▶ [Exercise instructions]: Without the pictures, repeat the listing character for character.

▶ [Given information]:

────────────────────

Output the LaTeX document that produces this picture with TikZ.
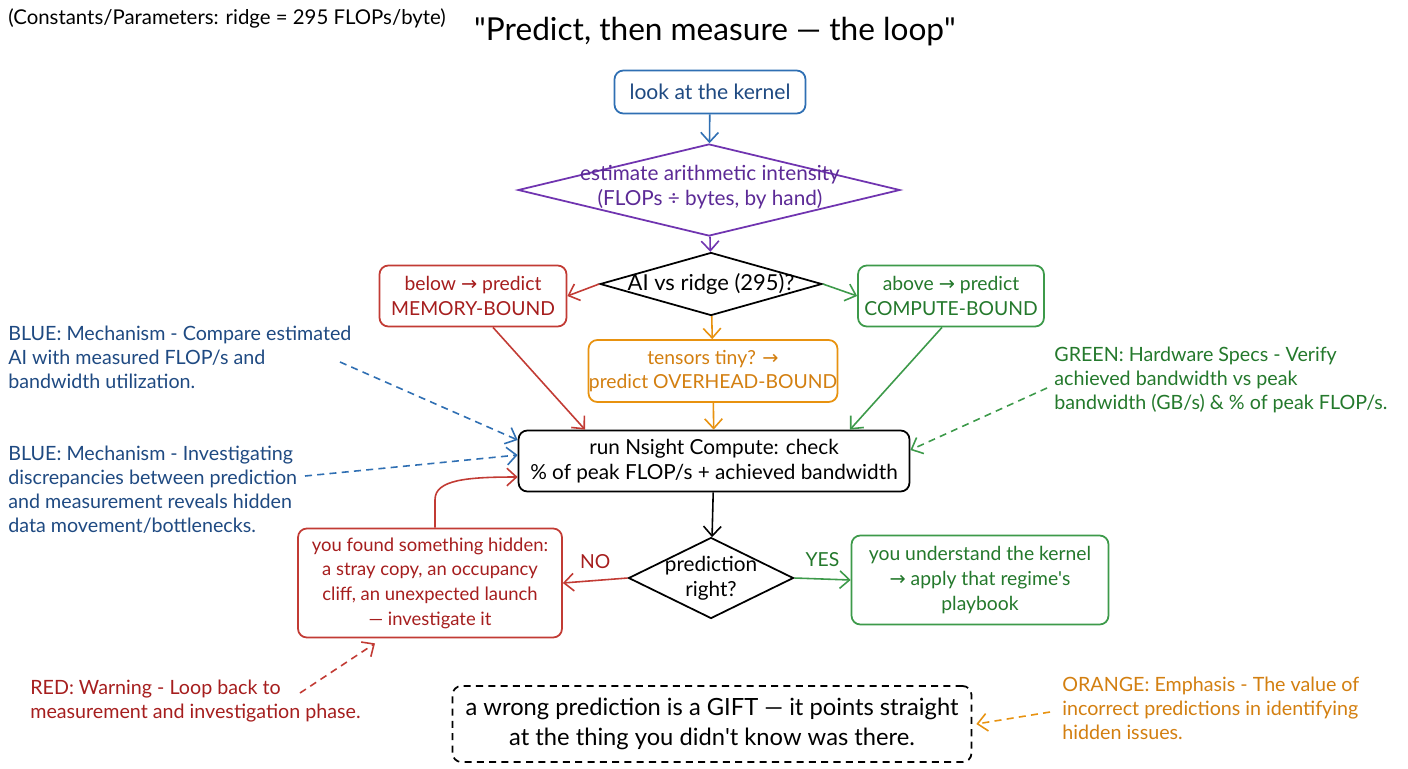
\documentclass[tikz,border=0pt]{standalone}
\usepackage{fontspec}
\setmainfont{Lato}
\newfontfamily\qfont{Lato}
\newfontfamily\symf{DejaVu Sans}
\usetikzlibrary{arrows.meta,shapes.geometric,calc}
\definecolor{cblue}{HTML}{2F6FB3}
\definecolor{cbluet}{HTML}{1F4A82}
\definecolor{cpurple}{HTML}{7034B0}
\definecolor{cpurplet}{HTML}{5C2A96}
\definecolor{cred}{HTML}{C23B34}
\definecolor{credt}{HTML}{A61E1E}
\definecolor{cgreen}{HTML}{3D9A4A}
\definecolor{cgreent}{HTML}{24792C}
\definecolor{corange}{HTML}{E8920F}
\definecolor{coranget}{HTML}{D37F10}
\newcommand\rarr{{\symf →}}
\newcommand\sq{{\qfont '}}
\newcommand\dq{{\qfont "}}
\begin{document}
\begin{tikzpicture}[x=0.02cm,y=-0.02cm,
  box/.style={draw, rounded corners=5pt, line width=1pt, align=center, inner sep=0pt, font=\fontsize{11}{14}\selectfont},
  dia/.style={draw, diamond, line width=1pt, inner sep=0pt},
  lbl/.style={align=center, inner sep=0pt, font=\fontsize{11.8}{14}\selectfont},
  note/.style={anchor=north west, align=left, inner sep=0pt, font=\fontsize{11.2}{13.6}\selectfont},
  arr/.style={line width=0.9pt, -{Straight Barb[length=5.5pt,width=10pt]}},
  dasharr/.style={arr, dash pattern=on 4pt off 3pt}]
\useasboundingbox (0,0) rectangle (1408,768);
\fill[white] (0,0) rectangle (1408,768);

% header
\node[anchor=west, inner sep=0pt, font=\fontsize{11.6}{13}\selectfont] (const) at (8,18) {(Constants/Parameters: ridge = 295 FLOPs/byte)};
\node[inner sep=0pt, font=\fontsize{18}{20}\selectfont] (title) at (715,32) {\dq Predict, then measure — the loop\dq};

% main flow
\node[box, cblue, text=cbluet, minimum width=3.82cm, minimum height=0.86cm, font=\fontsize{12}{14}\selectfont] (look) at (710,92) {look at the kernel};
\node[dia, cpurple, minimum width=7.64cm, minimum height=1.84cm] (est) at (709,190) {};
\node[lbl, text=cpurplet] (estT) at (710,187) {estimate arithmetic intensity\\(FLOPs ÷ bytes, by hand)};
\node[dia, black, minimum width=4.44cm, minimum height=1.26cm] (ai) at (711,284) {};
\node[lbl, font=\fontsize{12.5}{14}\selectfont] (aiT) at (711,284) {AI vs ridge (295)?};
\node[box, cred, text=credt, minimum width=3.74cm, minimum height=1.22cm] (below) at (473,296) {below \rarr{} predict\\MEMORY-BOUND};
\node[box, cgreen, text=cgreent, minimum width=3.72cm, minimum height=1.22cm] (above) at (951,296) {above \rarr{} predict\\COMPUTE-BOUND};
\node[box, corange, text=coranget, minimum width=4.98cm, minimum height=1.24cm] (tens) at (713,371) {tensors tiny? \rarr\\predict OVERHEAD-BOUND};
\node[box, black, minimum width=7.82cm, minimum height=1.22cm, font=\fontsize{11.8}{14.5}\selectfont] (run) at (714,461) {run Nsight Compute: check\\\% of peak FLOP/s + achieved bandwidth};
\node[dia, black, minimum width=3.3cm, minimum height=1.62cm] (pred) at (711,578) {};
\node[lbl] (predT) at (711,578) {prediction\\right?};
\node[box, cred, text=credt, minimum width=5.28cm, minimum height=2.18cm, font=\fontsize{10.5}{14}\selectfont] (found) at (430,583) {you found something hidden:\\a stray copy, an occupancy\\cliff, an unexpected launch\\— investigate it};
\node[box, cgreen, text=cgreent, minimum width=5.14cm, minimum height=1.78cm] (und) at (980,580) {you understand the kernel\\\rarr{} apply that regime\sq s\\playbook};
\node[box, black, dash pattern=on 4pt off 3pt, minimum width=10.38cm, minimum height=1.52cm, font=\fontsize{13.5}{17}\selectfont] (gift) at (712,724) {a wrong prediction is a GIFT — it points straight\\at the thing you didn\sq t know was there.};

% connectors
\draw[arr, cblue] (look) -- (est);
\draw[arr, cpurple] (est) -- (ai);
\draw[arr, cred] (ai.west) -- (below.east);
\draw[arr, cgreen] (ai.east) -- (above.west);
\draw[arr, corange] (ai) -- (tens);
\draw[arr, cred] ([xshift=0.4cm]below.south) -- ([xshift=-2.58cm]run.north);
\draw[arr, cgreen] ([xshift=-0.18cm]above.south) -- ([xshift=2.72cm]run.north);
\draw[arr, corange] (tens) -- (run);
\draw[arr, black] (run) -- (pred);
\draw[arr, cred] (pred.west) -- node[above=3pt, text=credt, font=\fontsize{11}{12}\selectfont] {NO} (found.east);
\draw[arr, cgreen] (pred.east) -- node[above=3pt, text=cgreent, font=\fontsize{11}{12}\selectfont] {YES} (und.west);
\draw[arr, cred] ([xshift=0.1cm]found.north) -- ++(0,-28) .. controls +(0,-20) and +(-50,0) .. ([yshift=-0.32cm]run.west);

% annotations
\node[note, text=cbluet] (n1) at (8,326) {BLUE: Mechanism - Compare estimated\\AI with measured FLOP/s and\\bandwidth utilization.};
\node[note, text=cbluet] (n2) at (8,446) {BLUE: Mechanism - Investigating\\discrepancies between prediction\\and measurement reveals hidden\\data movement/bottlenecks.};
\node[note, text=cgreent] (n3) at (1054,347) {GREEN: Hardware Specs - Verify\\achieved bandwidth vs peak\\bandwidth (GB/s) \& \% of peak FLOP/s.};
\node[note, text=credt] (n4) at (30,680) {RED: Warning - Loop back to\\measurement and investigation phase.};
\node[note, text=coranget] (n5) at (1062,677) {ORANGE: Emphasis - The value of\\incorrect predictions in identifying\\hidden issues.};

\coordinate (n1s) at (340,362);
\coordinate (n2s) at (305,476);
\coordinate (n3s) at (1047,388);
\coordinate (n4s) at (300,693);
\coordinate (n5s) at (1050,712);
\draw[dasharr, cblue] (n1s) -- ([yshift=0.42cm]run.west);
\draw[dasharr, cblue] (n2s) -- ([yshift=0.12cm]run.west);
\draw[dasharr, cgreen] (n3s) -- ([yshift=0.22cm]run.east);
\draw[dasharr, cred] (n4s) -- ([xshift=-1.1cm,yshift=-0.1cm]found.south);
\draw[dasharr, corange] (n5s) -- ([xshift=0.08cm]gift.east);
\end{tikzpicture}
\end{document}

────────────────────

▶ [Correct response]:
Output the LaTeX document that produces this picture with TikZ.
\documentclass[tikz,border=0pt]{standalone}
\usepackage{fontspec}
\setmainfont{Lato}
\newfontfamily\qfont{Lato}
\newfontfamily\symf{DejaVu Sans}
\usetikzlibrary{arrows.meta,shapes.geometric,calc}
\definecolor{cblue}{HTML}{2F6FB3}
\definecolor{cbluet}{HTML}{1F4A82}
\definecolor{cpurple}{HTML}{7034B0}
\definecolor{cpurplet}{HTML}{5C2A96}
\definecolor{cred}{HTML}{C23B34}
\definecolor{credt}{HTML}{A61E1E}
\definecolor{cgreen}{HTML}{3D9A4A}
\definecolor{cgreent}{HTML}{24792C}
\definecolor{corange}{HTML}{E8920F}
\definecolor{coranget}{HTML}{D37F10}
\newcommand\rarr{{\symf →}}
\newcommand\sq{{\qfont '}}
\newcommand\dq{{\qfont "}}
\begin{document}
\begin{tikzpicture}[x=0.02cm,y=-0.02cm,
  box/.style={draw, rounded corners=5pt, line width=1pt, align=center, inner sep=0pt, font=\fontsize{11}{14}\selectfont},
  dia/.style={draw, diamond, line width=1pt, inner sep=0pt},
  lbl/.style={align=center, inner sep=0pt, font=\fontsize{11.8}{14}\selectfont},
  note/.style={anchor=north west, align=left, inner sep=0pt, font=\fontsize{11.2}{13.6}\selectfont},
  arr/.style={line width=0.9pt, -{Straight Barb[length=5.5pt,width=10pt]}},
  dasharr/.style={arr, dash pattern=on 4pt off 3pt}]
\useasboundingbox (0,0) rectangle (1408,768);
\fill[white] (0,0) rectangle (1408,768);

% header
\node[anchor=west, inner sep=0pt, font=\fontsize{11.6}{13}\selectfont] (const) at (8,18) {(Constants/Parameters: ridge = 295 FLOPs/byte)};
\node[inner sep=0pt, font=\fontsize{18}{20}\selectfont] (title) at (715,32) {\dq Predict, then measure — the loop\dq};

% main flow
\node[box, cblue, text=cbluet, minimum width=3.82cm, minimum height=0.86cm, font=\fontsize{12}{14}\selectfont] (look) at (710,92) {look at the kernel};
\node[dia, cpurple, minimum width=7.64cm, minimum height=1.84cm] (est) at (709,190) {};
\node[lbl, text=cpurplet] (estT) at (710,187) {estimate arithmetic intensity\\(FLOPs ÷ bytes, by hand)};
\node[dia, black, minimum width=4.44cm, minimum height=1.26cm] (ai) at (711,284) {};
\node[lbl, font=\fontsize{12.5}{14}\selectfont] (aiT) at (711,284) {AI vs ridge (295)?};
\node[box, cred, text=credt, minimum width=3.74cm, minimum height=1.22cm] (below) at (473,296) {below \rarr{} predict\\MEMORY-BOUND};
\node[box, cgreen, text=cgreent, minimum width=3.72cm, minimum height=1.22cm] (above) at (951,296) {above \rarr{} predict\\COMPUTE-BOUND};
\node[box, corange, text=coranget, minimum width=4.98cm, minimum height=1.24cm] (tens) at (713,371) {tensors tiny? \rarr\\predict OVERHEAD-BOUND};
\node[box, black, minimum width=7.82cm, minimum height=1.22cm, font=\fontsize{11.8}{14.5}\selectfont] (run) at (714,461) {run Nsight Compute: check\\\% of peak FLOP/s + achieved bandwidth};
\node[dia, black, minimum width=3.3cm, minimum height=1.62cm] (pred) at (711,578) {};
\node[lbl] (predT) at (711,578) {prediction\\right?};
\node[box, cred, text=credt, minimum width=5.28cm, minimum height=2.18cm, font=\fontsize{10.5}{14}\selectfont] (found) at (430,583) {you found something hidden:\\a stray copy, an occupancy\\cliff, an unexpected launch\\— investigate it};
\node[box, cgreen, text=cgreent, minimum width=5.14cm, minimum height=1.78cm] (und) at (980,580) {you understand the kernel\\\rarr{} apply that regime\sq s\\playbook};
\node[box, black, dash pattern=on 4pt off 3pt, minimum width=10.38cm, minimum height=1.52cm, font=\fontsize{13.5}{17}\selectfont] (gift) at (712,724) {a wrong prediction is a GIFT — it points straight\\at the thing you didn\sq t know was there.};

% connectors
\draw[arr, cblue] (look) -- (est);
\draw[arr, cpurple] (est) -- (ai);
\draw[arr, cred] (ai.west) -- (below.east);
\draw[arr, cgreen] (ai.east) -- (above.west);
\draw[arr, corange] (ai) -- (tens);
\draw[arr, cred] ([xshift=0.4cm]below.south) -- ([xshift=-2.58cm]run.north);
\draw[arr, cgreen] ([xshift=-0.18cm]above.south) -- ([xshift=2.72cm]run.north);
\draw[arr, corange] (tens) -- (run);
\draw[arr, black] (run) -- (pred);
\draw[arr, cred] (pred.west) -- node[above=3pt, text=credt, font=\fontsize{11}{12}\selectfont] {NO} (found.east);
\draw[arr, cgreen] (pred.east) -- node[above=3pt, text=cgreent, font=\fontsize{11}{12}\selectfont] {YES} (und.west);
\draw[arr, cred] ([xshift=0.1cm]found.north) -- ++(0,-28) .. controls +(0,-20) and +(-50,0) .. ([yshift=-0.32cm]run.west);

% annotations
\node[note, text=cbluet] (n1) at (8,326) {BLUE: Mechanism - Compare estimated\\AI with measured FLOP/s and\\bandwidth utilization.};
\node[note, text=cbluet] (n2) at (8,446) {BLUE: Mechanism - Investigating\\discrepancies between prediction\\and measurement reveals hidden\\data movement/bottlenecks.};
\node[note, text=cgreent] (n3) at (1054,347) {GREEN: Hardware Specs - Verify\\achieved bandwidth vs peak\\bandwidth (GB/s) \& \% of peak FLOP/s.};
\node[note, text=credt] (n4) at (30,680) {RED: Warning - Loop back to\\measurement and investigation phase.};
\node[note, text=coranget] (n5) at (1062,677) {ORANGE: Emphasis - The value of\\incorrect predictions in identifying\\hidden issues.};

\coordinate (n1s) at (340,362);
\coordinate (n2s) at (305,476);
\coordinate (n3s) at (1047,388);
\coordinate (n4s) at (300,693);
\coordinate (n5s) at (1050,712);
\draw[dasharr, cblue] (n1s) -- ([yshift=0.42cm]run.west);
\draw[dasharr, cblue] (n2s) -- ([yshift=0.12cm]run.west);
\draw[dasharr, cgreen] (n3s) -- ([yshift=0.22cm]run.east);
\draw[dasharr, cred] (n4s) -- ([xshift=-1.1cm,yshift=-0.1cm]found.south);
\draw[dasharr, corange] (n5s) -- ([xshift=0.08cm]gift.east);
\end{tikzpicture}
\end{document}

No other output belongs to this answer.